Task to carry out
Give back only the lines from the one that contains "Emit a Python" through the one that contains "ax = fig.add_axes([0.0, 0.089, 0.92, 0.687])", word for word and without images.

(Charts and diagrams as code)
▬▬▬

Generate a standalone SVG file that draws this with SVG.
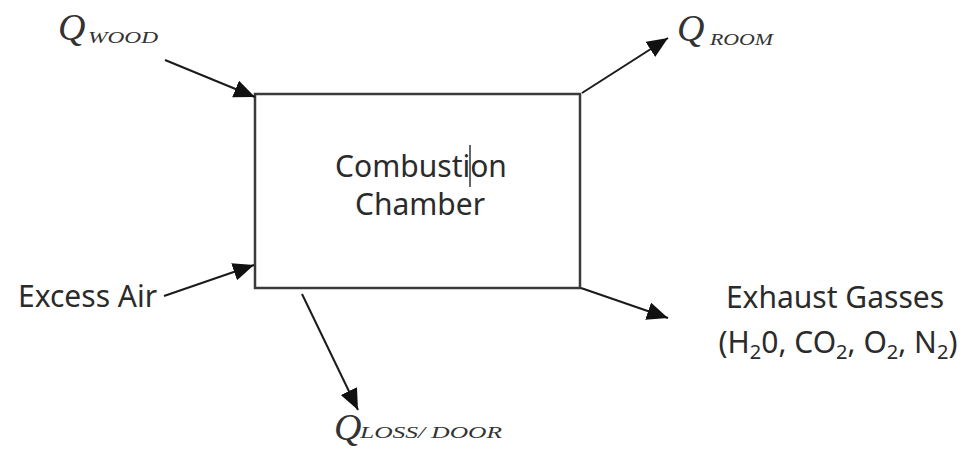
<svg xmlns="http://www.w3.org/2000/svg" width="969" height="461" viewBox="0 0 969 461">
<style>
.lbl{font-family:"Noto Sans","Open Sans",sans-serif;font-size:30px;fill:#2b2b2b}
.q{font-family:"Liberation Serif","DejaVu Serif",serif;font-style:italic;fill:#333}
.qb{font-size:38px}
.qs{font-size:16px}
.conn{stroke:#1a1a1a;stroke-width:2;fill:none;marker-end:url(#ah)}
.box{fill:#fff;stroke:#3a3a3a;stroke-width:2.5}
</style>
<defs>
<marker id="ah" markerUnits="userSpaceOnUse" markerWidth="24" markerHeight="20" refX="21" refY="9" orient="auto">
<path d="M0,0 L21,9 L0,18 Z" fill="#111"/>
</marker>
</defs>
<rect width="969" height="461" fill="#fff"/>
<g id="chamber">
<rect class="box" x="255" y="94" width="325" height="194"/>
<text class="lbl" x="421" y="177" text-anchor="middle">Combustion</text>
<text class="lbl" x="420" y="215" text-anchor="middle">Chamber</text>
<line x1="470" y1="145" x2="470" y2="187" stroke="#333" stroke-width="1.5"/>
</g>
<g id="qwood">
<text class="q" x="58" y="40"><tspan class="qb">Q</tspan></text>
<text class="q qs" x="88" y="43" textLength="70" lengthAdjust="spacingAndGlyphs">WOOD</text>
</g>
<g id="qroom">
<text class="q" x="677" y="41"><tspan class="qb">Q</tspan></text>
<text class="q qs" x="710" y="45" textLength="63" lengthAdjust="spacingAndGlyphs">ROOM</text>
</g>
<g id="excessair">
<text class="lbl" x="18" y="307">Excess Air</text>
</g>
<g id="exhaust">
<text class="lbl" x="835" y="308" text-anchor="middle">Exhaust Gasses</text>
<text class="lbl" x="838" y="353" text-anchor="middle">(H<tspan font-size="20" dy="6">2</tspan><tspan dy="-6">0, CO</tspan><tspan font-size="20" dy="6">2</tspan><tspan dy="-6">, O</tspan><tspan font-size="20" dy="6">2</tspan><tspan dy="-6">, N</tspan><tspan font-size="20" dy="6">2</tspan><tspan dy="-6">)</tspan></text>
</g>
<g id="qloss">
<text class="q" x="334" y="440"><tspan class="qb">Q</tspan></text>
<text class="q qs" x="360" y="438" textLength="142" lengthAdjust="spacingAndGlyphs">LOSS/ DOOR</text>
</g>
<g id="connectors">
<line class="conn" x1="165" y1="60" x2="255" y2="97"/>
<line class="conn" x1="582" y1="93" x2="668" y2="38"/>
<line class="conn" x1="164" y1="296" x2="254" y2="265"/>
<line class="conn" x1="302" y1="294" x2="358" y2="410"/>
<line class="conn" x1="581" y1="288" x2="668" y2="318"/>
</g>
</svg>
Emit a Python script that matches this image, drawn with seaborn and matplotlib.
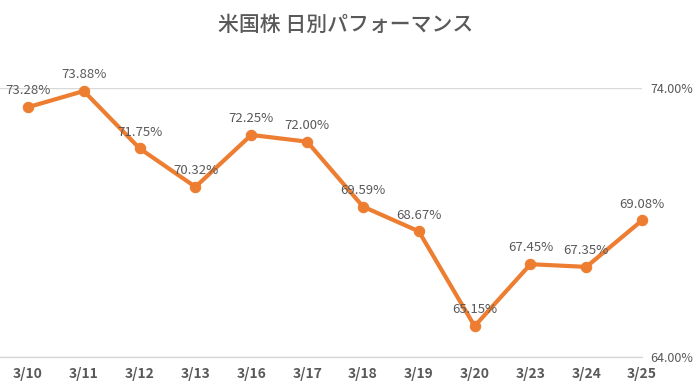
import pandas as pd
import seaborn as sns
from matplotlib import pyplot as plt
from matplotlib.ticker import FuncFormatter

dates = ["3/10", "3/11", "3/12", "3/13", "3/16", "3/17",
         "3/18", "3/19", "3/20", "3/23", "3/24", "3/25"]
perf = [73.28, 73.88, 71.75, 70.32, 72.25, 72.00,
        69.59, 68.67, 65.15, 67.45, 67.35, 69.08]
y_ticks = [64, 74]

df = pd.DataFrame({"date": dates, "perf": perf})
df["pos"] = range(len(df))

sns.set_theme(style="white")
plt.rcParams['font.family'] = ['Noto Sans CJK JP', 'DejaVu Sans']

gray = "#595959"
orange = "#ED7D31"

fig = plt.figure(figsize=(6.98, 3.92), dpi=100)
ax = fig.add_axes([0.0, 0.089, 0.92, 0.687])

sns.lineplot(data=df, x="pos", y="perf", ax=ax, color=orange,
             linewidth=3, marker="o", markersize=7.5,
             markeredgecolor=orange, markerfacecolor=orange, zorder=3,
             clip_on=False)

for i, v in zip(df["pos"], df["perf"]):
    ax.annotate(f"{v:.2f}%", (i, v), xytext=(0, 7), textcoords="offset points",
                ha="center", va="bottom", fontsize=9.5, color=gray, zorder=4)

ax.set_xlim(-0.5, len(dates) - 1)
ax.set_ylim(64, 74)
ax.set_xticks(df["pos"])
ax.set_xticklabels(dates, fontsize=10, fontweight="bold", color=gray)
ax.set_yticks(y_ticks)
ax.yaxis.tick_right()
ax.yaxis.set_major_formatter(FuncFormatter(lambda v, p: f"{v:.2f}%"))
ax.tick_params(axis="y", labelsize=9, labelcolor=gray, length=0, pad=6)
ax.tick_params(axis="x", length=0, pad=7)
ax.grid(axis="y", color="#D9D9D9", linewidth=1)
ax.set_xlabel("")
ax.set_ylabel("")
for s in ax.spines.values():
    s.set_visible(False)
ax.spines["bottom"].set_visible(True)
ax.spines["bottom"].set_color("#D9D9D9")
ax.spines["bottom"].set_linewidth(1)

fig.suptitle("米国株 日別パフォーマンス", x=0.495, y=0.965, fontsize=15,
             color=gray, fontweight="medium")

fig.savefig("out.png", dpi=100)
plt.close(fig)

▬▬▬

Solution
Emit a Python script that matches this image, drawn with seaborn and matplotlib.
import pandas as pd
import seaborn as sns
from matplotlib import pyplot as plt
from matplotlib.ticker import FuncFormatter

dates = ["3/10", "3/11", "3/12", "3/13", "3/16", "3/17",
         "3/18", "3/19", "3/20", "3/23", "3/24", "3/25"]
perf = [73.28, 73.88, 71.75, 70.32, 72.25, 72.00,
        69.59, 68.67, 65.15, 67.45, 67.35, 69.08]
y_ticks = [64, 74]

df = pd.DataFrame({"date": dates, "perf": perf})
df["pos"] = range(len(df))

sns.set_theme(style="white")
plt.rcParams['font.family'] = ['Noto Sans CJK JP', 'DejaVu Sans']

gray = "#595959"
orange = "#ED7D31"

fig = plt.figure(figsize=(6.98, 3.92), dpi=100)
ax = fig.add_axes([0.0, 0.089, 0.92, 0.687])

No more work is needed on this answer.